The cultists in The Call of Cthulhu, apprehended by the police on a voodoo raid, are referred to as "men of a very low, mixed-blooded, and mentally aberrant type". And The Horror at Red Hook is a veritable orgy of xenophobia, again with the brave police barely able to keep some particularly despicable type of foreigner under control.
Ich hätte gern ein cooles Steampunk Lovecraft MMO, in dem ich eine Kultistin spielen kann.
— Tiny Tiia (@TiiaAurora) February 20, 2014
"I would like a cool Steampunk Lovecraft MMO where I can play a cultist."
This tweet got me to thinking: yeah, that would be pretty awesome. And such a refreshing change. Usually, in Lovecraftian things, the protagonists are associated with the establishment and fight against the "monsters". (To use a vague term encompassing the various supernatural horrors.) Protagonists are professors, police, Good Upstanding Members Of The Community. Antagonists are foreigners, mongrels, mutants, criminals.

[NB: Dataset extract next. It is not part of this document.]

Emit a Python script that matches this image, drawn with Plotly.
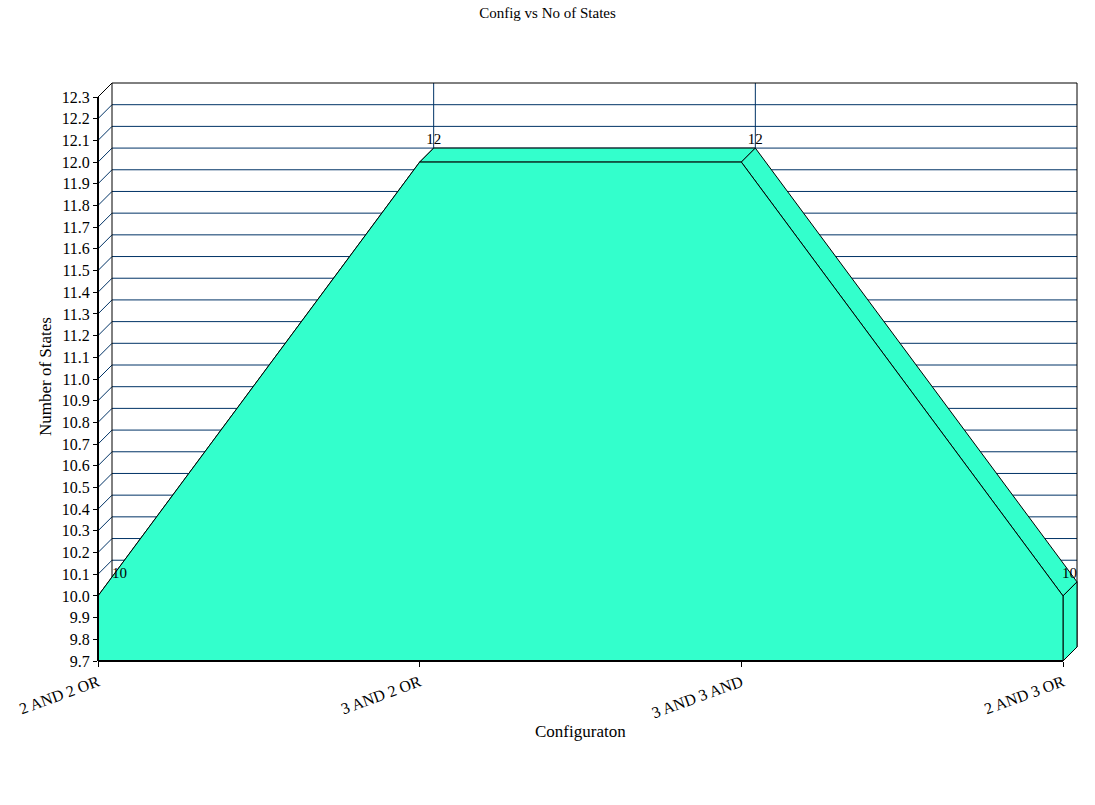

I run the occasional Lovecraftian pen and paper RPG session set in 1817. There, I try to occasionally change the formula by allying the monsters with the establishment, the theory being that lust for power trumps xenophobia. It's basically a tweak to make the setting more palatable.

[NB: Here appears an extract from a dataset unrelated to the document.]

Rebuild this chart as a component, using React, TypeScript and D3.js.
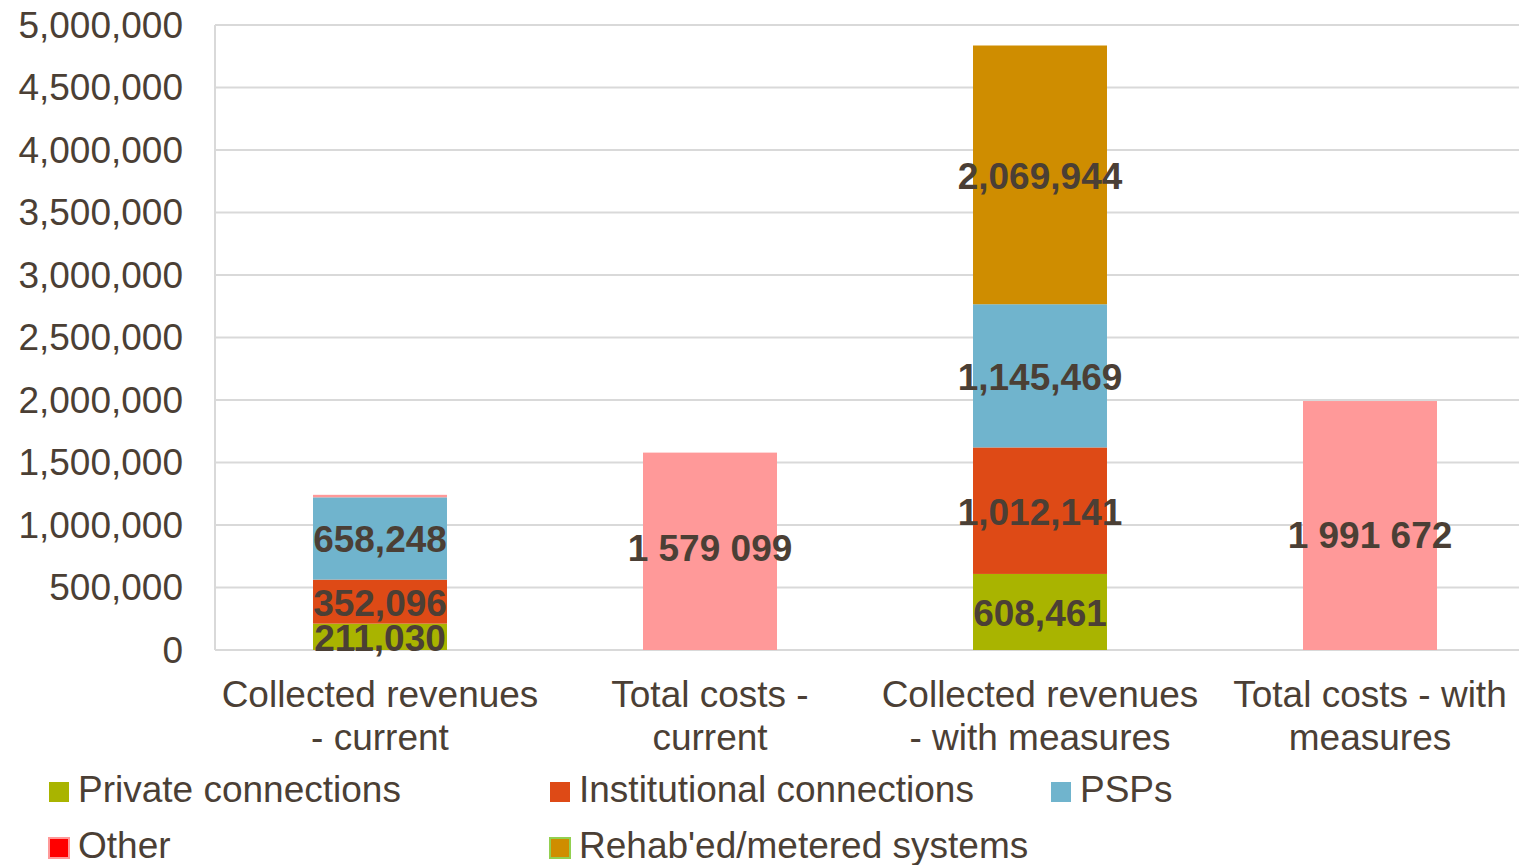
import React from "react";
import * as d3 from "d3";

const categories = [
  "Collected revenues - current",
  "Total costs - current",
  "Collected revenues - with measures",
  "Total costs - with measures",
];
const categoryLines = [
  ["Collected revenues", "- current"],
  ["Total costs -", "current"],
  ["Collected revenues", "- with measures"],
  ["Total costs - with", "measures"],
];
const privateConn = [211030, 0, 608461, 0];
const institutionalConn = [352096, 0, 1012141, 0];
const psps = [658248, 0, 1145469, 0];
const other = [20000, 1579099, 0, 1991672];
const rehab = [0, 0, 2069944, 0];

const seriesKeys = ["private", "institutional", "psps", "other", "rehab"];
const seriesNames = [
  "Private connections",
  "Institutional connections",
  "PSPs",
  "Other",
  "Rehab'ed/metered systems",
];
const seriesColors: Record<string, string> = {
  private: "#a9b400",
  institutional: "#de4a16",
  psps: "#70b4cd",
  other: "#ff9999",
  rehab: "#cf8d00",
};
const legendFill: Record<string, string> = {
  private: "#a9b400",
  institutional: "#de4a16",
  psps: "#70b4cd",
  other: "#ff0000",
  rehab: "#cf8d00",
};
const legendStroke: Record<string, string> = {
  private: "none",
  institutional: "none",
  psps: "none",
  other: "#ff9999",
  rehab: "#92d050",
};
const labelStyle: Record<string, "comma" | "space" | "none"> = {
  private: "comma",
  institutional: "comma",
  psps: "comma",
  other: "space",
  rehab: "comma",
};
const yTicks = [0, 500000, 1000000, 1500000, 2000000, 2500000, 3000000, 3500000, 4000000, 4500000, 5000000];

const W = 1519;
const H = 865;
const TEXT = "#4b3f35";
const FONT = "'Liberation Sans', Arial, sans-serif";

export default function App() {
  const x = d3.scaleBand<string>().domain(categories).range([215, 1535]).padding(0);
  const y = d3.scaleLinear().domain([0, 5000000]).range([650, 25]);
  const barW = x.bandwidth() * 0.406;

  const rows = categories.map((c, i) => ({
    cat: c,
    private: privateConn[i],
    institutional: institutionalConn[i],
    psps: psps[i],
    other: other[i],
    rehab: rehab[i],
  }));
  const stacked = d3.stack<any>().keys(seriesKeys)(rows);
  const commaFmt = d3.format(",");
  const spaceFmt = (v: number) => commaFmt(v).replace(/,/g, " ");

  const legendPos = [
    [49, 782],
    [550, 782],
    [1051, 782],
    [49, 838],
    [550, 838],
  ];
  // small manual label nudges for the cost bars (as in the source chart)
  const costLabelShift = [0, -4, 0, 9];

  return (
    <svg
      width={W}
      height={H}
      style={{ position: "absolute", left: 0, top: 0, display: "block", background: "#fff" }}
      fontFamily={FONT}
    >
      {yTicks.map((t) => (
        <line key={"g" + t} x1={215} x2={1535} y1={y(t)} y2={y(t)} stroke="#d9d9d9" strokeWidth={2} />
      ))}
      <line x1={215} x2={215} y1={y(5000000)} y2={y(0)} stroke="#d9d9d9" strokeWidth={2} />
      {yTicks.map((t) => (
        <text
          key={"t" + t}
          x={183}
          y={y(t)}
          dy="0.35em"
          textAnchor="end"
          fontSize={37}
          fill={TEXT}
        >
          {commaFmt(t)}
        </text>
      ))}
      {stacked.map((s) => (
        <g key={s.key}>
          {s.map((d, i) => {
            const v = d[1] - d[0];
            if (v <= 0) return null;
            const cx = (x(categories[i]) as number) + x.bandwidth() / 2;
            return (
              <rect
                key={i}
                x={cx - barW / 2}
                y={y(d[1])}
                width={barW}
                height={y(d[0]) - y(d[1])}
                fill={seriesColors[s.key]}
              />
            );
          })}
        </g>
      ))}
      {stacked.map((s) => (
        <g key={"l" + s.key}>
          {s.map((d, i) => {
            const v = d[1] - d[0];
            if (v <= 0 || v < 100000) return null;
            const style = labelStyle[s.key];
            if (style === "none") return null;
            const cx = (x(categories[i]) as number) + x.bandwidth() / 2;
            const cy = (y(d[0]) + y(d[1])) / 2 + (s.key === "other" ? costLabelShift[i] : 0);
            return (
              <text
                key={i}
                x={cx}
                y={cy + 1}
                dy="0.35em"
                textAnchor="middle"
                fontSize={37}
                fontWeight="bold"
                fill={TEXT}
              >
                {style === "space" ? spaceFmt(v) : commaFmt(v)}
              </text>
            );
          })}
        </g>
      ))}
      {categories.map((c, i) => {
        const cx = (x(c) as number) + x.bandwidth() / 2;
        return (
          <text key={"c" + i} x={cx} textAnchor="middle" fontSize={37} fill={TEXT}>
            <tspan x={cx} y={707}>
              {categoryLines[i][0]}
            </tspan>
            <tspan x={cx} y={750}>
              {categoryLines[i][1]}
            </tspan>
          </text>
        );
      })}
      {seriesKeys.map((k, i) => {
        const [lx, ly] = legendPos[i];
        return (
          <g key={"lg" + k}>
            <rect
              x={lx}
              y={ly}
              width={20}
              height={20}
              fill={legendFill[k]}
              stroke={legendStroke[k]}
              strokeWidth={legendStroke[k] === "none" ? 0 : 2}
            />
            <text x={lx + 29} y={ly + 20} fontSize={37} fill={TEXT}>
              {seriesNames[i]}
            </text>
          </g>
        );
      })}
    </svg>
  );
}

Neil Gaiman's excellent A Study in Emerald (PDF) puts the protagonists on the side of the establishment, which is also on the side of the monsters.
That leaves us with a final juxtaposition: the protagonists are allied with the monsters against the establishment. How to do this in a game? Computer games tend to be very much "history as written by the victors". The most egregious example is maybe "Colonization", which manages to be about US history, lionizing "founding fathers", while completely ignoring slavery out of squeamishness. The only time we get to play anti-establishment figures is in carefully circumscribed freedom fighter roles - as American revolutionaries, or fighting against some ill-defined far-future corporate dystopia.
How can we make a cultist game work? Why does the game's protagonist side with the monsters? One option is that they are less monstrous than they seem. It's just the boring minds of the establishment who find them frightening and incomprehensible. But this is a copout, I think. Friendly freedom-fighter Cthulhu is an absurd image.
A second option is that the protagonist means to use these monsters as tools. This is better, but then the protagonist isn't really a cultist - and you just know that "using extradimensional horrors for fun and profit" is going to go horribly wrong. Here, the protagonist is more of a cultist "fellow traveler", a word usually translated as "useful idiot".
So let's say that the monsters are indeed monstrous, and the protagonist is indeed on their side. Why? Because they have reached the point where they desperately want change, even if it's change for the worse. When I first finished reading 1984, I lay awake willing an asteroid strike or plague to happen in that world. The gridlock of oppression in the book is so self-perpetuating that it feels only a major catastrophe might break the pattern and set people free.
Having established why the protagonist might side with the monsters against the establishment, how do we get the player to side with the protagonist? Again, in most games, the player is nominally on the side of the establishment. Yes, there are plenty of antiheroes, but that tends to just mean they're assholes. Being on the side of the rebels is only permitted in carefully constructed settings where we get repeatedly told that the establishment is monstrously evil. Ideally, we'd want something subtler and more interesting than "the establishment burnt down my village and is now spit-roasting babies".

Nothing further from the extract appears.